━━━━━ Data extract ━━━━━
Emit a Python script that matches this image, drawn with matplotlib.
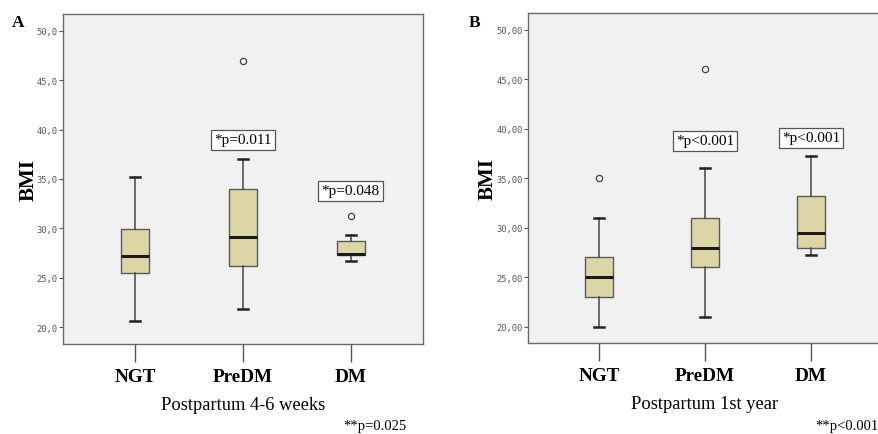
import matplotlib
matplotlib.use("Agg")
import matplotlib.pyplot as plt
from matplotlib.ticker import FuncFormatter

categories = ["NGT", "PreDM", "DM"]

# Panel A: Postpartum 4-6 weeks  (whislo, q1, med, q3, whishi)
a_whislo = [20.6, 21.8, 26.7]
a_q1     = [25.5, 26.15, 27.3]
a_med    = [27.2, 29.15, 27.45]
a_q3     = [29.9, 34.0, 28.75]
a_whishi = [35.2, 37.0, 29.35]
a_fliers = [[], [46.9], [31.25]]
a_ptext  = ["", "*p=0.011", "*p=0.048"]
a_py     = [None, 38.95, 33.8]

# Panel B: Postpartum 1st year
b_whislo = [20.0, 21.0, 27.25]
b_q1     = [23.0, 26.0, 28.0]
b_med    = [25.0, 28.0, 29.5]
b_q3     = [27.0, 31.0, 33.2]
b_whishi = [31.0, 36.0, 37.2]
b_fliers = [[35.0], [46.0], []]
b_ptext  = ["", "*p<0.001", "*p<0.001"]
b_py     = [None, 38.8, 39.1]

yticks = [20, 25, 30, 35, 40, 45, 50]

SERIF = ["Liberation Serif", "DejaVu Serif"]

fig = plt.figure(figsize=(8.79, 4.35), dpi=100)
fig.patch.set_facecolor("white")

def draw(ax, whislo, q1, med, q3, whishi, fliers, ptext, py, ylim, fmt, xlabel, ylab_x):
    stats = []
    for i, c in enumerate(categories):
        stats.append(dict(label=c, whislo=whislo[i], q1=q1[i], med=med[i],
                          q3=q3[i], whishi=whishi[i], fliers=fliers[i]))
    ax.set_facecolor("#f1f1f1")
    ax.bxp(stats, positions=[1, 2, 3], widths=0.255, patch_artist=True,
           boxprops=dict(facecolor="#dcd6a6", edgecolor="#5a5a5a", linewidth=1.0),
           medianprops=dict(color="#1a1a1a", linewidth=2.2),
           whiskerprops=dict(color="#444444", linewidth=1.1),
           capprops=dict(color="#222222", linewidth=1.8),
           capwidths=0.09,
           flierprops=dict(marker="o", markersize=4.5, markerfacecolor="none",
                           markeredgecolor="#444444", markeredgewidth=0.9))
    ax.set_xlim(0.33, 3.67)
    ax.set_ylim(*ylim)
    ax.set_yticks(yticks)
    ax.yaxis.set_major_formatter(FuncFormatter(fmt))
    ax.tick_params(axis="y", length=3, width=0.8, color="#555555",
                   labelsize=6.3, labelcolor="#555555", pad=1)
    for lab in ax.get_yticklabels():
        lab.set_family("DejaVu Sans Mono")
    ax.set_xticks([1, 2, 3])
    ax.set_xticklabels(categories, family=SERIF, fontweight="bold", fontsize=13.8)
    ax.tick_params(axis="x", length=13, width=1.0, color="#555555", pad=4)
    for s in ax.spines.values():
        s.set_color("#6a6a6a")
        s.set_linewidth(1.0)
    ax.set_ylabel("BMI", family=SERIF, fontweight="bold", fontsize=15)
    ax.yaxis.set_label_coords(ylab_x, 0.5)
    ax.set_xlabel(xlabel, family=SERIF, fontsize=13.3, labelpad=8)
    for i, t in enumerate(ptext):
        if t:
            ax.text(i + 1, py[i], t, ha="center", va="center", family=SERIF,
                    fontsize=11,
                    bbox=dict(boxstyle="square,pad=0.22", facecolor="white",
                              edgecolor="#555555", linewidth=0.9))

axA = fig.add_axes([63 / 879, 90 / 435, 360 / 879, 330 / 435])
draw(axA, a_whislo, a_q1, a_med, a_q3, a_whishi, a_fliers, a_ptext, a_py,
     (18.3, 51.7), lambda v, p: f"{v:.1f}".replace(".", ","), "Postpartum 4-6 weeks",
     -0.069)

axB = fig.add_axes([528 / 879, 91 / 435, 354 / 879, 330 / 435])
draw(axB, b_whislo, b_q1, b_med, b_q3, b_whishi, b_fliers, b_ptext, b_py,
     (18.35, 51.7), lambda v, p: f"{v:.2f}".replace(".", ","), "Postpartum 1st year",
     -0.085)

fig.text(12 / 879, 1 - 23 / 435, "A", family=SERIF, fontweight="bold", fontsize=12.5,
         va="center", ha="left")
fig.text(469 / 879, 1 - 23 / 435, "B", family=SERIF, fontweight="bold", fontsize=12.5,
         va="center", ha="left")
fig.text(407 / 879, 1 - 427 / 435, "**p=0.025", family=SERIF, fontsize=10.5,
         va="center", ha="right")
fig.text(879 / 879, 1 - 427 / 435, "**p<0.001", family=SERIF, fontsize=10.5,
         va="center", ha="right")

fig.savefig("out.png", dpi=100)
━━━━━
Omitting all pictures, restate exactly the lines of the material from its start through the line that contains "[None, 38.95, 33.8]".

**Task answer:**
Emit a Python script that matches this image, drawn with matplotlib.
import matplotlib
matplotlib.use("Agg")
import matplotlib.pyplot as plt
from matplotlib.ticker import FuncFormatter

categories = ["NGT", "PreDM", "DM"]

# Panel A: Postpartum 4-6 weeks  (whislo, q1, med, q3, whishi)
a_whislo = [20.6, 21.8, 26.7]
a_q1     = [25.5, 26.15, 27.3]
a_med    = [27.2, 29.15, 27.45]
a_q3     = [29.9, 34.0, 28.75]
a_whishi = [35.2, 37.0, 29.35]
a_fliers = [[], [46.9], [31.25]]
a_ptext  = ["", "*p=0.011", "*p=0.048"]
a_py     = [None, 38.95, 33.8]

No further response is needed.